** start Records for this task **

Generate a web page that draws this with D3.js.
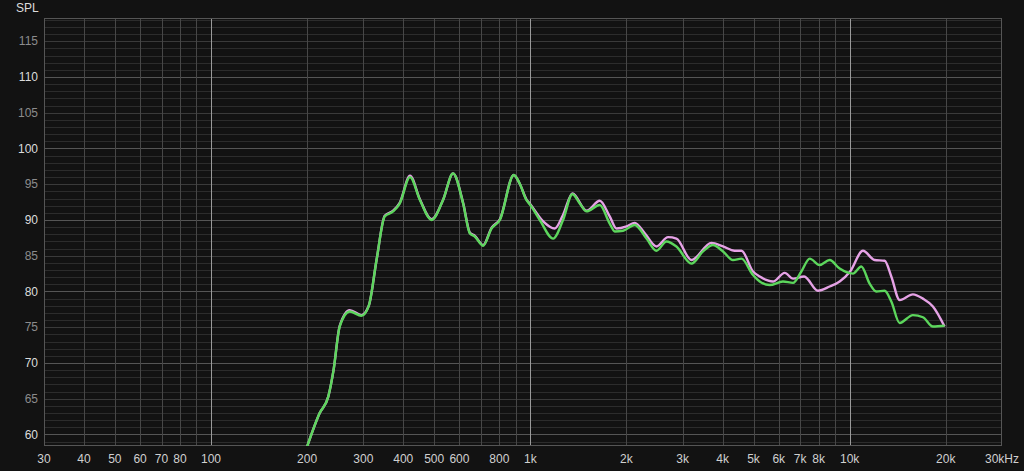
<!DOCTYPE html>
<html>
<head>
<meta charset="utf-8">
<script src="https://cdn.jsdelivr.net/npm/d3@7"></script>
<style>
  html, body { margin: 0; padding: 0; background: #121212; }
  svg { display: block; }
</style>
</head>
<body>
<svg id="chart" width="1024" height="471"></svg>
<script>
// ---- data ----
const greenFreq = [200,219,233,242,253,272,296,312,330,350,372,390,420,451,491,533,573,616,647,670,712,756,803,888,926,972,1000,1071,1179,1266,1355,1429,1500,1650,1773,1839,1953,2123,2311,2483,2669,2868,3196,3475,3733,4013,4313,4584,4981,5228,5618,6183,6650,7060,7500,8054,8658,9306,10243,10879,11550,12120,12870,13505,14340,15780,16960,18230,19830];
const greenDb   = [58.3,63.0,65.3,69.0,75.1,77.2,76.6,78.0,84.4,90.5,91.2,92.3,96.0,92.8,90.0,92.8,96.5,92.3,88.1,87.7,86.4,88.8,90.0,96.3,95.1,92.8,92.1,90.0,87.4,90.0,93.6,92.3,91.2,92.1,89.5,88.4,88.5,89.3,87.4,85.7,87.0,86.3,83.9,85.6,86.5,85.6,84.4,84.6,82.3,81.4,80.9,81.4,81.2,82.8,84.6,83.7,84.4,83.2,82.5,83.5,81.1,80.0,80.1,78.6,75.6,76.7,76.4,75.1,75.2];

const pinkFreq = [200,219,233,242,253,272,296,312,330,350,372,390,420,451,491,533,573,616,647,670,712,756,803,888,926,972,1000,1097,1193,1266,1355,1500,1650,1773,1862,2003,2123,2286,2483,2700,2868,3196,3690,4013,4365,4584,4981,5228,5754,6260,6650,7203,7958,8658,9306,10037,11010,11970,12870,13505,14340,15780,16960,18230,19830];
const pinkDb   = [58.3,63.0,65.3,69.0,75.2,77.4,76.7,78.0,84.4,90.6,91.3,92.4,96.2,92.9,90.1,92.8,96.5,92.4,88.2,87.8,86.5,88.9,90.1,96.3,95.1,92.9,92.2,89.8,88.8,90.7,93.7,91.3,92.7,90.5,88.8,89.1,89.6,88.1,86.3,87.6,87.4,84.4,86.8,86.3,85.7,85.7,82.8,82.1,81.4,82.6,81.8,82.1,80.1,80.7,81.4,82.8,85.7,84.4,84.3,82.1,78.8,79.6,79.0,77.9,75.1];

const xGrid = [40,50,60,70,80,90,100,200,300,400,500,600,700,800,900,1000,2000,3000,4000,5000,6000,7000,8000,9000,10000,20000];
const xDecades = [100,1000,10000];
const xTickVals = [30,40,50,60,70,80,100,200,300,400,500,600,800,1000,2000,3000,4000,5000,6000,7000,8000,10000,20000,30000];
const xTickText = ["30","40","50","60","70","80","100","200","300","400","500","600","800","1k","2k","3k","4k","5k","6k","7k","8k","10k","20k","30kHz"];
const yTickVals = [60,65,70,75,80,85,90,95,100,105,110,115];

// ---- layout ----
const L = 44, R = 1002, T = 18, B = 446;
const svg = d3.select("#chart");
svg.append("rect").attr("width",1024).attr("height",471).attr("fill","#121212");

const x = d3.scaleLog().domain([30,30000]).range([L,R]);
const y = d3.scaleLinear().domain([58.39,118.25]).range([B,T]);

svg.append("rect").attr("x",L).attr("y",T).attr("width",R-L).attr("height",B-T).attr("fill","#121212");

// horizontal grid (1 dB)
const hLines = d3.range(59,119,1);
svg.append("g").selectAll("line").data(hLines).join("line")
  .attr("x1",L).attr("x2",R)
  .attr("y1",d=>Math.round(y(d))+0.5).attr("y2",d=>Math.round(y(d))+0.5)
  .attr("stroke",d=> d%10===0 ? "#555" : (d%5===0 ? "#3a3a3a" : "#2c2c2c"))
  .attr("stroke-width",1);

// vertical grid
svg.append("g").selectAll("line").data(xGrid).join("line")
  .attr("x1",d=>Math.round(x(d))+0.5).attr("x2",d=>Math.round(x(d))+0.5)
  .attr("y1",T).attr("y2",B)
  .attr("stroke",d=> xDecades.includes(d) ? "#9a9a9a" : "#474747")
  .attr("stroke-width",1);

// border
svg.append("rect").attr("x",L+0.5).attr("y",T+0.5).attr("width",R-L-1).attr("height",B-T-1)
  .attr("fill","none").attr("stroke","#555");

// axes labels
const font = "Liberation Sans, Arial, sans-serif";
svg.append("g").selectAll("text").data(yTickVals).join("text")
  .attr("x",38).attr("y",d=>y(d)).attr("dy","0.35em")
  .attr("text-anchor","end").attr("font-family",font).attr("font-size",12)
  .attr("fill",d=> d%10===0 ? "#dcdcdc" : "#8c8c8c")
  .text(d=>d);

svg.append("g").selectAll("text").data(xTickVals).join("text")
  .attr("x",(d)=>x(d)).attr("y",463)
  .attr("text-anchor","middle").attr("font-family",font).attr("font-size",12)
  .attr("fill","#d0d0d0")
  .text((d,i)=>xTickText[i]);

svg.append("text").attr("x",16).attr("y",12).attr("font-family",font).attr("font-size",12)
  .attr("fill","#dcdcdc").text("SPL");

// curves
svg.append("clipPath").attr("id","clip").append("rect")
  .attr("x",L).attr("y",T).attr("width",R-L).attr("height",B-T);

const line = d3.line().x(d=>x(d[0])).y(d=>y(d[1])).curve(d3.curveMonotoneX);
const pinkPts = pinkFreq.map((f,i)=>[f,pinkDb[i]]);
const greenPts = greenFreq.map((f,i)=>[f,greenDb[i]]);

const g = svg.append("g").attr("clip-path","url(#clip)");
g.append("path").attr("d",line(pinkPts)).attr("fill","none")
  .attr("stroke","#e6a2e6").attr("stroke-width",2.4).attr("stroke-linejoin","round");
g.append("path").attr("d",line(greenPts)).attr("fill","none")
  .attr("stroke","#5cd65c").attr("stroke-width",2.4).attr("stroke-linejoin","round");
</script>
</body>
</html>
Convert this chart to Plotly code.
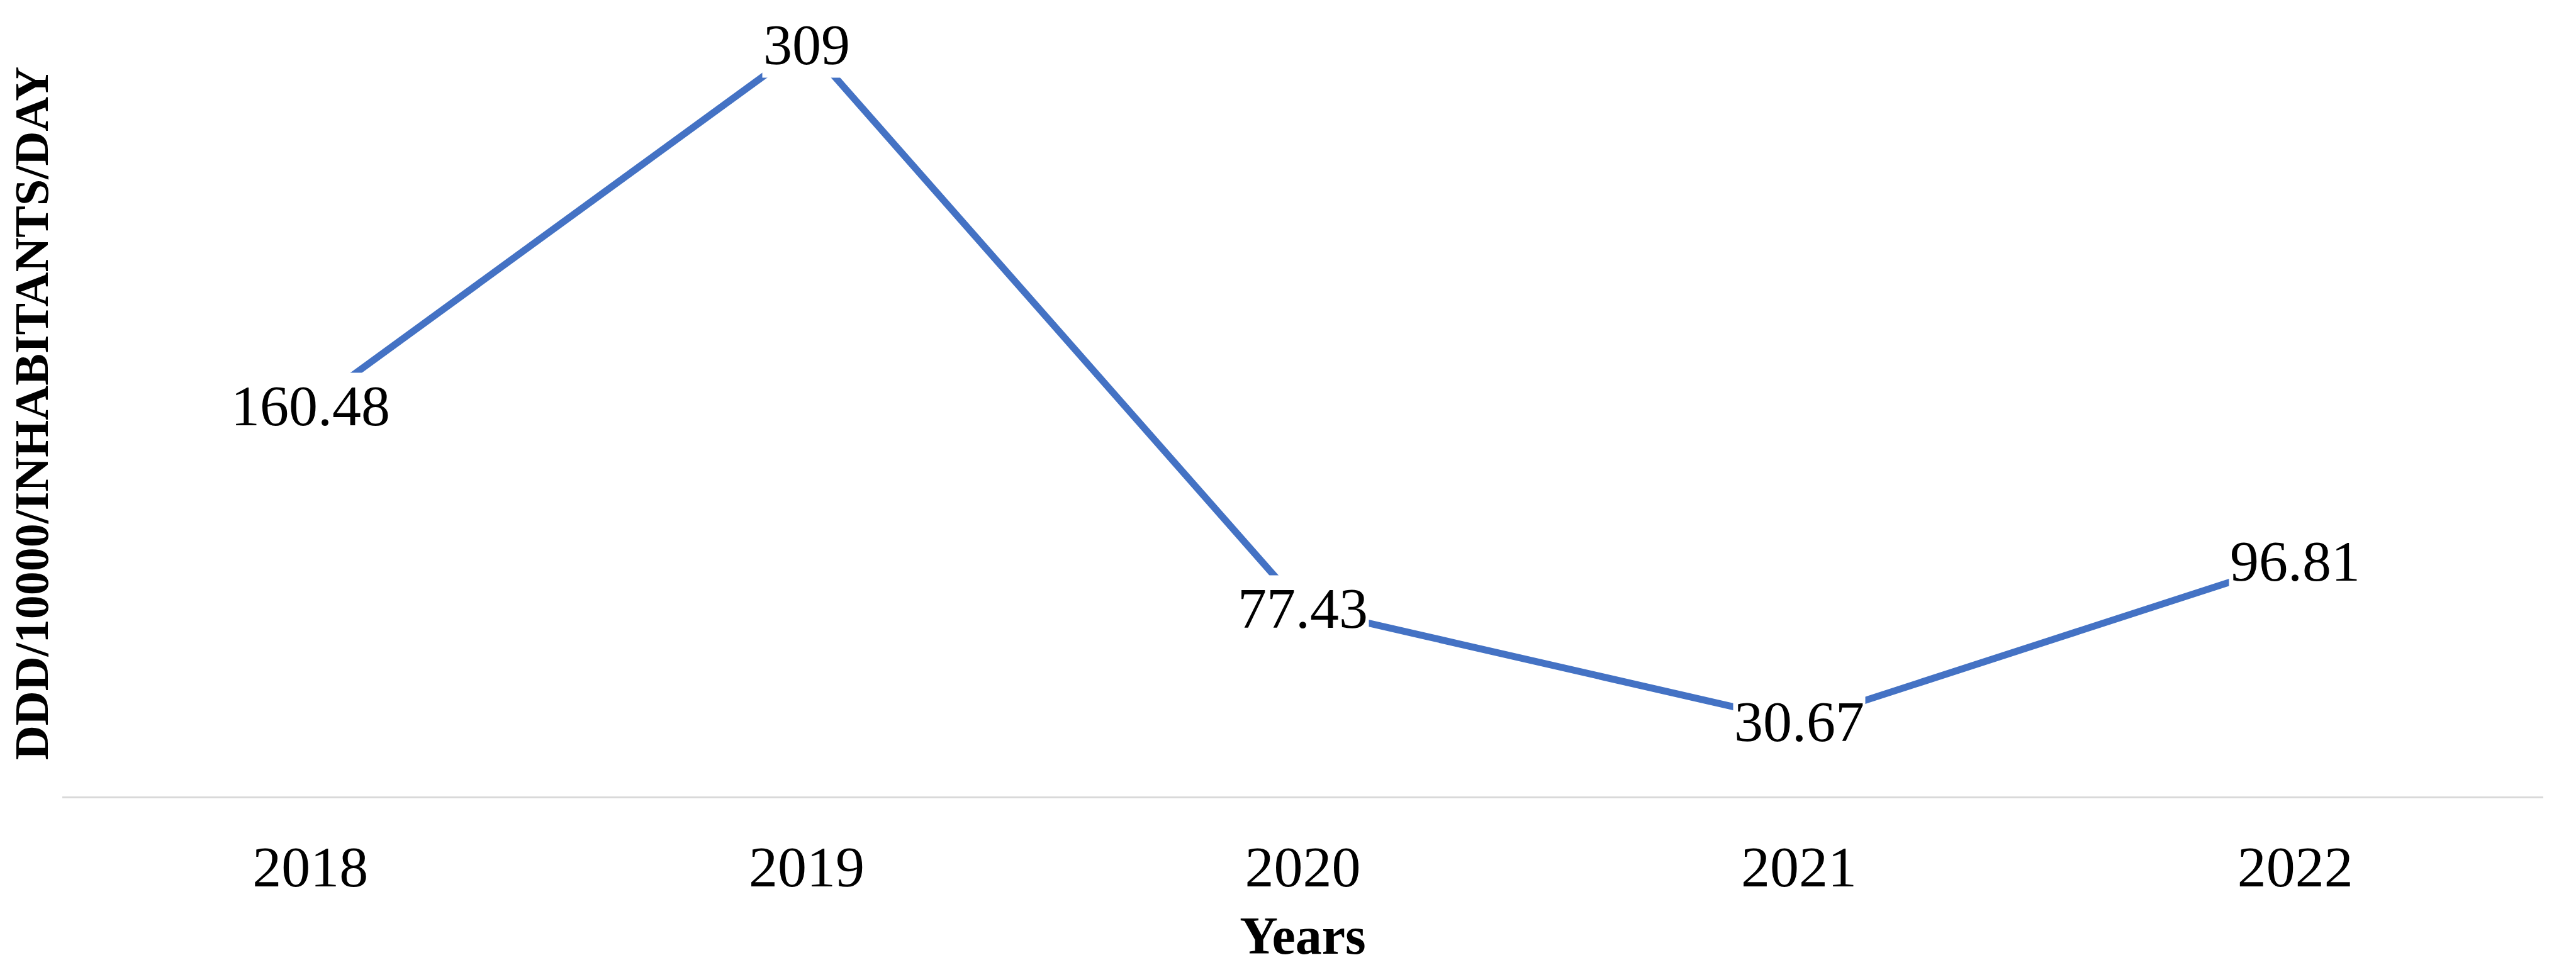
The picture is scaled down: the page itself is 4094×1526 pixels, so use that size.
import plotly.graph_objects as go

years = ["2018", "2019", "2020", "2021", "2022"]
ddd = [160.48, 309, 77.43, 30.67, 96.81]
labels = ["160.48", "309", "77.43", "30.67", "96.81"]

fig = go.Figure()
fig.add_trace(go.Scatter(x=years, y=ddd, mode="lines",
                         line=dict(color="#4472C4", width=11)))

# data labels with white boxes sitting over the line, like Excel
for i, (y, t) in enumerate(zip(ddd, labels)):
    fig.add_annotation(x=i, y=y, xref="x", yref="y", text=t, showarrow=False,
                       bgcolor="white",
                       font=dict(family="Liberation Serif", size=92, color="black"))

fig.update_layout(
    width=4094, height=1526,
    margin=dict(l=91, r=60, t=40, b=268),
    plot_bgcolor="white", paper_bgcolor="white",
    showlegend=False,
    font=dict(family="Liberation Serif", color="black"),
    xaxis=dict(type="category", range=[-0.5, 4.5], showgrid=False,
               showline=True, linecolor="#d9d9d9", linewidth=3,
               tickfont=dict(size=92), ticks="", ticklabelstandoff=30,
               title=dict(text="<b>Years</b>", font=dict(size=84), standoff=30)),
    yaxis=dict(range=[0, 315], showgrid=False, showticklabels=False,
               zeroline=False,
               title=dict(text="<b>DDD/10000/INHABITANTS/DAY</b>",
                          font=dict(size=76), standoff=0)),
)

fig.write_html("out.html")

** end Records for this task **

- [The request]: Extract all lines from the data in which "that" is found.

- [Response to the exercise]:
Generate a web page that draws this with D3.js.
The picture is scaled down: the page itself is 4094×1526 pixels, so use that size.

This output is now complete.